▸ **GOAL**: Using the listing below, report all lines holding the word "page".

▸ **STORED DATA**:
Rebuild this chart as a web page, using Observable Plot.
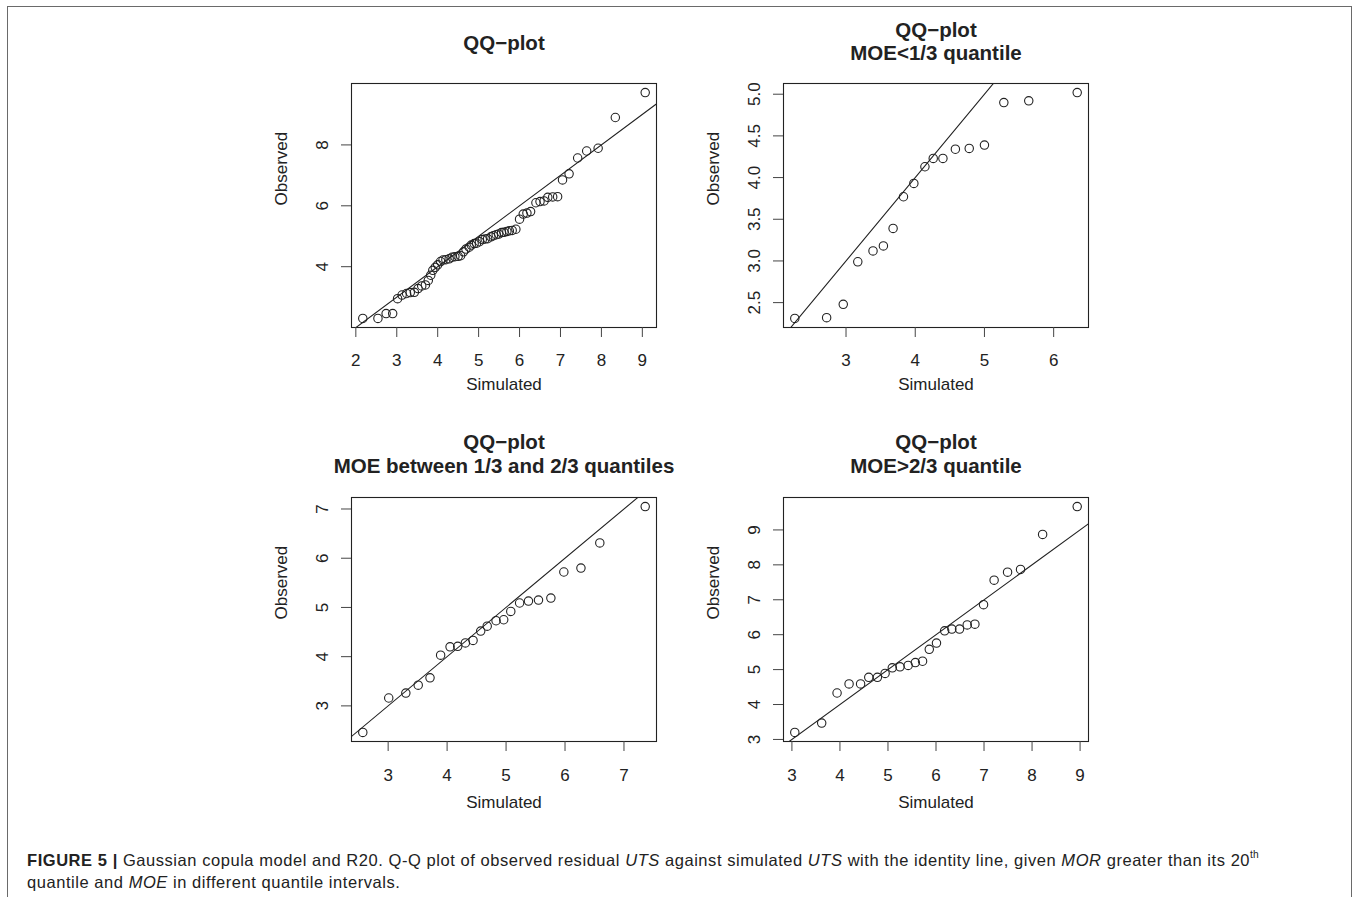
<!DOCTYPE html>
<html><head><meta charset="utf-8">
<script src="https://cdn.jsdelivr.net/npm/d3@7"></script>
<script src="https://cdn.jsdelivr.net/npm/@observablehq/plot@0.6"></script>
<style>
body{margin:0;background:#fff;}
#page{position:relative;width:1356px;height:897px;overflow:hidden;font-family:"Liberation Sans",Arial,Helvetica,sans-serif;background:#fff;}
#border{position:absolute;left:7px;top:6px;width:1345px;height:1000px;border:1px solid #6a6a6a;box-sizing:border-box;}
.panel{position:absolute;}
#caption{position:absolute;left:27px;top:849px;font-size:16.5px;letter-spacing:0.55px;line-height:22px;color:#222;white-space:nowrap;}
#caption sup{font-size:0.62em;line-height:0;vertical-align:0.75em;letter-spacing:0;}
</style></head>
<body>
<div id="page">
<div id="border"></div>
<div id="p1" class="panel"></div>
<div id="p2" class="panel"></div>
<div id="p3" class="panel"></div>
<div id="p4" class="panel"></div>
<div id="caption"><b>FIGURE 5 |</b> Gaussian copula model and R20. Q-Q plot of observed residual <i>UTS</i> against simulated <i>UTS</i> with the identity line, given <i>MOR</i> greater than its 20<sup>th</sup><br>quantile and <i>MOE</i> in different quantile intervals.</div>
</div>
<script>
// ---- Data ----
const p1Sim = [2.17,2.54,2.74,2.90,3.02,3.13,3.24,3.33,3.43,3.52,3.61,3.70,3.77,3.83,3.88,3.94,4.00,4.07,4.13,4.20,4.28,4.35,4.42,4.50,4.56,4.63,4.69,4.77,4.82,4.89,4.95,5.02,5.09,5.16,5.22,5.30,5.36,5.43,5.49,5.56,5.62,5.69,5.75,5.82,5.91,6.00,6.09,6.18,6.27,6.40,6.50,6.60,6.69,6.81,6.93,7.05,7.21,7.42,7.64,7.92,8.34,9.07];
const p1Obs = [2.30,2.30,2.46,2.46,2.95,3.07,3.12,3.15,3.16,3.28,3.37,3.40,3.55,3.72,3.88,3.98,4.06,4.17,4.22,4.23,4.26,4.31,4.33,4.34,4.36,4.49,4.58,4.64,4.71,4.76,4.77,4.82,4.89,4.91,4.92,4.98,5.02,5.05,5.07,5.12,5.13,5.16,5.18,5.19,5.23,5.56,5.73,5.76,5.81,6.10,6.14,6.16,6.28,6.29,6.30,6.85,7.05,7.57,7.80,7.89,8.90,9.72];

const p2Sim = [2.26,2.72,2.96,3.17,3.39,3.54,3.68,3.83,3.98,4.14,4.26,4.40,4.58,4.78,5.00,5.28,5.64,6.34];
const p2Obs = [2.31,2.32,2.48,2.99,3.12,3.18,3.39,3.77,3.93,4.13,4.23,4.23,4.34,4.35,4.39,4.90,4.92,5.02];

const p3Sim = [2.57,3.01,3.30,3.51,3.71,3.89,4.05,4.18,4.31,4.44,4.57,4.68,4.83,4.96,5.08,5.23,5.38,5.55,5.76,5.98,6.27,6.59,7.36];
const p3Obs = [2.46,3.16,3.26,3.42,3.57,4.03,4.20,4.21,4.28,4.33,4.52,4.62,4.73,4.75,4.92,5.09,5.13,5.15,5.19,5.72,5.80,6.31,7.05];

const p4Sim = [3.06,3.62,3.94,4.19,4.43,4.60,4.78,4.94,5.09,5.25,5.42,5.57,5.72,5.86,6.01,6.18,6.33,6.49,6.65,6.81,6.99,7.21,7.49,7.76,8.22,8.94];
const p4Obs = [3.20,3.47,4.33,4.59,4.59,4.78,4.78,4.89,5.05,5.08,5.12,5.20,5.24,5.58,5.76,6.11,6.16,6.16,6.28,6.30,6.86,7.56,7.79,7.87,8.87,9.67];

const p1XTicks = [2,3,4,5,6,7,8,9];
const p1YTicks = [4,6,8];
const p2XTicks = [3,4,5,6];
const p2YTicks = [2.5,3.0,3.5,4.0,4.5,5.0];
const p3XTicks = [3,4,5,6,7];
const p3YTicks = [3,4,5,6,7];
const p4XTicks = [3,4,5,6,7,8,9];
const p4YTicks = [3,4,5,6,7,8,9];

const p1Title = ["QQ\u2212plot"];
const p2Title = ["QQ\u2212plot", "MOE<1/3 quantile"];
const p3Title = ["QQ\u2212plot", "MOE between 1/3 and 2/3 quantiles"];
const p4Title = ["QQ\u2212plot", "MOE>2/3 quantile"];
const xLabel = "Simulated";
const yLabel = "Observed";

// ---- Drawing ----
const INK = "#222";
const FONT = "'Liberation Sans', Arial, Helvetica, sans-serif";

function rRange(a) { // R's default 4% axis extension
  const [lo, hi] = d3.extent(a);
  const r = hi - lo;
  return [lo - 0.04 * r, hi + 0.04 * r];
}

function panel(el, sim, obs, xTicks, yTicks, yFmt, titles, pos, shift) {
  const mL = 100, mT = 80, mR = 25, mB = 76, W = 305, H = 244;
  const xd = rRange(sim), yd = rRange(obs);
  const pts = sim.map((s, i) => ({sim: s, obs: obs[i]}));
  const ident = [Math.min(xd[0], yd[0]), Math.max(xd[1], yd[1])].map(v => ({v}));
  const tStyle = {text: d => d, frameAnchor: "top", lineAnchor: "bottom", fontWeight: "bold", fontSize: 20.5, fill: INK};
  const titleMarks = titles.length === 1
    ? [Plot.text(titles, {...tStyle, dy: -34})]
    : [Plot.text([titles[0]], {...tStyle, dy: -47 - shift.title}),
       Plot.text([titles[1]], {...tStyle, dy: -23.5 - shift.title})];
  const chart = Plot.plot({
    width: W + mL + mR, height: H + mT + mB,
    marginLeft: mL, marginTop: mT, marginRight: mR, marginBottom: mB,
    x: {domain: xd}, y: {domain: yd},
    style: {fontFamily: FONT, fontSize: "17px", color: INK, background: "transparent", overflow: "visible"},
    marks: [
      Plot.line(ident, {x: "v", y: "v", stroke: INK, strokeWidth: 1.1, clip: true}),
      Plot.dot(pts, {x: "sim", y: "obs", r: 4.2, stroke: INK, strokeWidth: 1.1, fill: "none"}),
      Plot.frame({stroke: INK, strokeWidth: 1.1}),
      Plot.axisX({ticks: xTicks, tickFormat: d3.format("d"), tickSize: 10, tickPadding: 16 + shift.xtick, label: null, fontSize: 17, stroke: "#444"}),
      Plot.axisY({ticks: yTicks, tickSize: 10, tickPadding: 14, tickRotate: -90, tickFormat: yFmt, label: null, fontSize: 17, stroke: "#444"}),
      Plot.text([xLabel], {text: d => d, frameAnchor: "bottom", dy: 62 + shift.xlab, lineAnchor: "bottom", fontSize: 17, fill: INK}),
      Plot.text([yLabel], {text: d => d, frameAnchor: "left", dx: -65, rotate: -90, lineAnchor: "bottom", fontSize: 17, fill: INK}),
      ...titleMarks
    ]
  });
  const box = document.getElementById(el);
  box.style.left = (pos[0] - mL) + "px";
  box.style.top = (pos[1] - mT) + "px";
  box.appendChild(chart);
}

const intFmt = d3.format("d");
const oneDec = d3.format(".1f");
const topShift = {title: 0, xtick: 0, xlab: 0};
const botShift = {title: 1.5, xtick: 1, xlab: 4};
panel("p1", p1Sim, p1Obs, p1XTicks, p1YTicks, intFmt, p1Title, [351, 83], topShift);
panel("p2", p2Sim, p2Obs, p2XTicks, p2YTicks, oneDec, p2Title, [783, 83], topShift);
panel("p3", p3Sim, p3Obs, p3XTicks, p3YTicks, intFmt, p3Title, [351, 497], botShift);
panel("p4", p4Sim, p4Obs, p4XTicks, p4YTicks, intFmt, p4Title, [783, 497], botShift);
</script>
</body></html>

▸ **EXERCISE RESPONSE**:
Rebuild this chart as a web page, using Observable Plot.
#page{position:relative;width:1356px;height:897px;overflow:hidden;font-family:"Liberation Sans",Arial,Helvetica,sans-serif;background:#fff;}
<div id="page">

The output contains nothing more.